[Begin Input data]

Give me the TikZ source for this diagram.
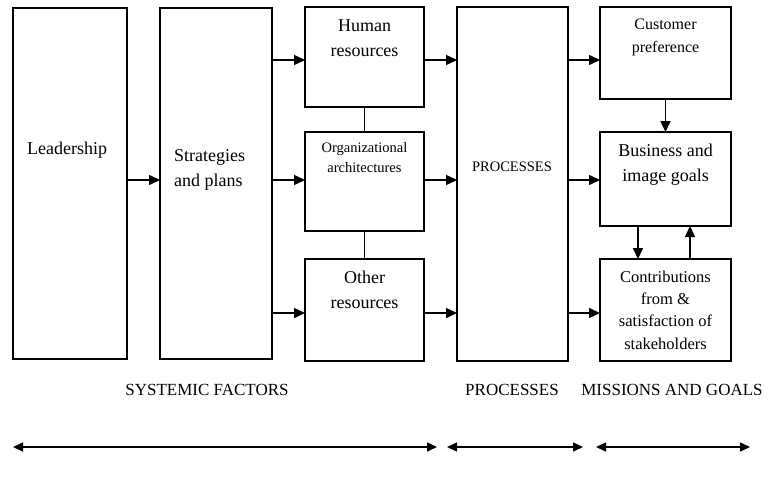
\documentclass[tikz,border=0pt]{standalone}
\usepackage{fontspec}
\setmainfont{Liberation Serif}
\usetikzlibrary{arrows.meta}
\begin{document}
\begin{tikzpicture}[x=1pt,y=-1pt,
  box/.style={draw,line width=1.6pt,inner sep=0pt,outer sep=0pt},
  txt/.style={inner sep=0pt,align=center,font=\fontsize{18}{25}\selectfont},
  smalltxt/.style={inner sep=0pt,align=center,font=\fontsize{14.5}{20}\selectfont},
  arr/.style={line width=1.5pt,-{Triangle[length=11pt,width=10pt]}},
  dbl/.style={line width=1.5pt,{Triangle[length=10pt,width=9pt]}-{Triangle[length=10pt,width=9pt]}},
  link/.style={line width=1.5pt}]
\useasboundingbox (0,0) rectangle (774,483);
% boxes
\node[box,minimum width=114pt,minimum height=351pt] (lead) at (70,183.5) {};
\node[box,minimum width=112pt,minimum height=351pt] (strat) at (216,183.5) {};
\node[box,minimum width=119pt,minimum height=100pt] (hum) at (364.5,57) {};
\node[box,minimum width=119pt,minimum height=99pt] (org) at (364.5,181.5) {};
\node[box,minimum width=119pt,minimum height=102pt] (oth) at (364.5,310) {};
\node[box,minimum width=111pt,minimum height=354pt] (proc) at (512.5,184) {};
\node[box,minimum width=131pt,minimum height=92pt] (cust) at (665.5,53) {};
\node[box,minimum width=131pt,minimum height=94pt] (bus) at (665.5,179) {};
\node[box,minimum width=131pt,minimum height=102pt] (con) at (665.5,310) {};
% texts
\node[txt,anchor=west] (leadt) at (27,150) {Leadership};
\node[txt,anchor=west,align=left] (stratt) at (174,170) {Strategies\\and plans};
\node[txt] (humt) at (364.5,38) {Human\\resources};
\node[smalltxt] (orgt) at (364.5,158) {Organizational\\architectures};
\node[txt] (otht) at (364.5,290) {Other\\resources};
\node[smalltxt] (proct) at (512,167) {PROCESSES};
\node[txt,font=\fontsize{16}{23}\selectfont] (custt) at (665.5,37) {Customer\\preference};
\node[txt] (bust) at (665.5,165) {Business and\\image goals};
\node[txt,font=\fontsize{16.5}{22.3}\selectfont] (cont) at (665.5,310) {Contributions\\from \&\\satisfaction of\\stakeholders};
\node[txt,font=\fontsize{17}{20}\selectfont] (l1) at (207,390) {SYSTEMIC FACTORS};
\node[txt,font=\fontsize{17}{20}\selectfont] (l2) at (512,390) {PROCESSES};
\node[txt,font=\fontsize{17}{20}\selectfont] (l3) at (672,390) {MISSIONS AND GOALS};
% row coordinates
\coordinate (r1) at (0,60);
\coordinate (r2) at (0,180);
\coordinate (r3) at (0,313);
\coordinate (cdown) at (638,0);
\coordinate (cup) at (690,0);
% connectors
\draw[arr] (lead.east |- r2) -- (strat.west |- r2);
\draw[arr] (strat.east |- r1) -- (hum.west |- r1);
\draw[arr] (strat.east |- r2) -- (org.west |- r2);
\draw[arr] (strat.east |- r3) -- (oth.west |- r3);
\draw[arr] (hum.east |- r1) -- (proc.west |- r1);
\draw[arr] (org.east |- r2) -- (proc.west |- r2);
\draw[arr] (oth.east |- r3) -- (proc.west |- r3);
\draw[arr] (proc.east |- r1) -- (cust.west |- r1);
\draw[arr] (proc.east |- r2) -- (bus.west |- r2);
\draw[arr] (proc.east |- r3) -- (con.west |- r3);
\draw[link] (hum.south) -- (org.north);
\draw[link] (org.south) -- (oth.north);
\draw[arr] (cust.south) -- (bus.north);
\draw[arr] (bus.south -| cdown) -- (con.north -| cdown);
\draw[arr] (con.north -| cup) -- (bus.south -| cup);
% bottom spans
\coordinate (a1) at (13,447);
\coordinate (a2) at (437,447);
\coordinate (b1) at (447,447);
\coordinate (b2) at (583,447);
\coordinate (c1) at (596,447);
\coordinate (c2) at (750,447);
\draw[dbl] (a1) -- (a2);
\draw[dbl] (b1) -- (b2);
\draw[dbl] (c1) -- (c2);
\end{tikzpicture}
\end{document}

[End Input data]
[Begin Input data]

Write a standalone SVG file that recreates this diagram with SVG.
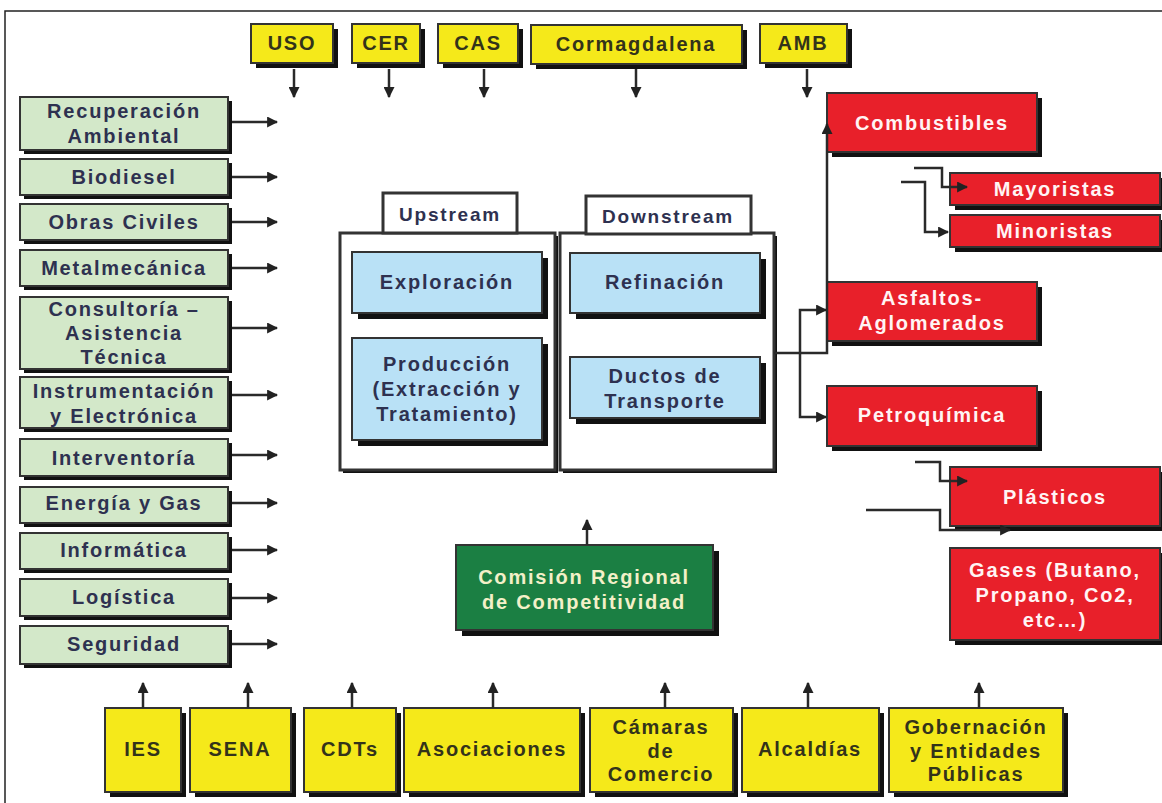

[End Input data]

**Given instruction**
Gather and return every line that holds the string "this".

**Completed task**
Give me the TikZ source for this diagram.
Write a standalone SVG file that recreates this diagram with SVG.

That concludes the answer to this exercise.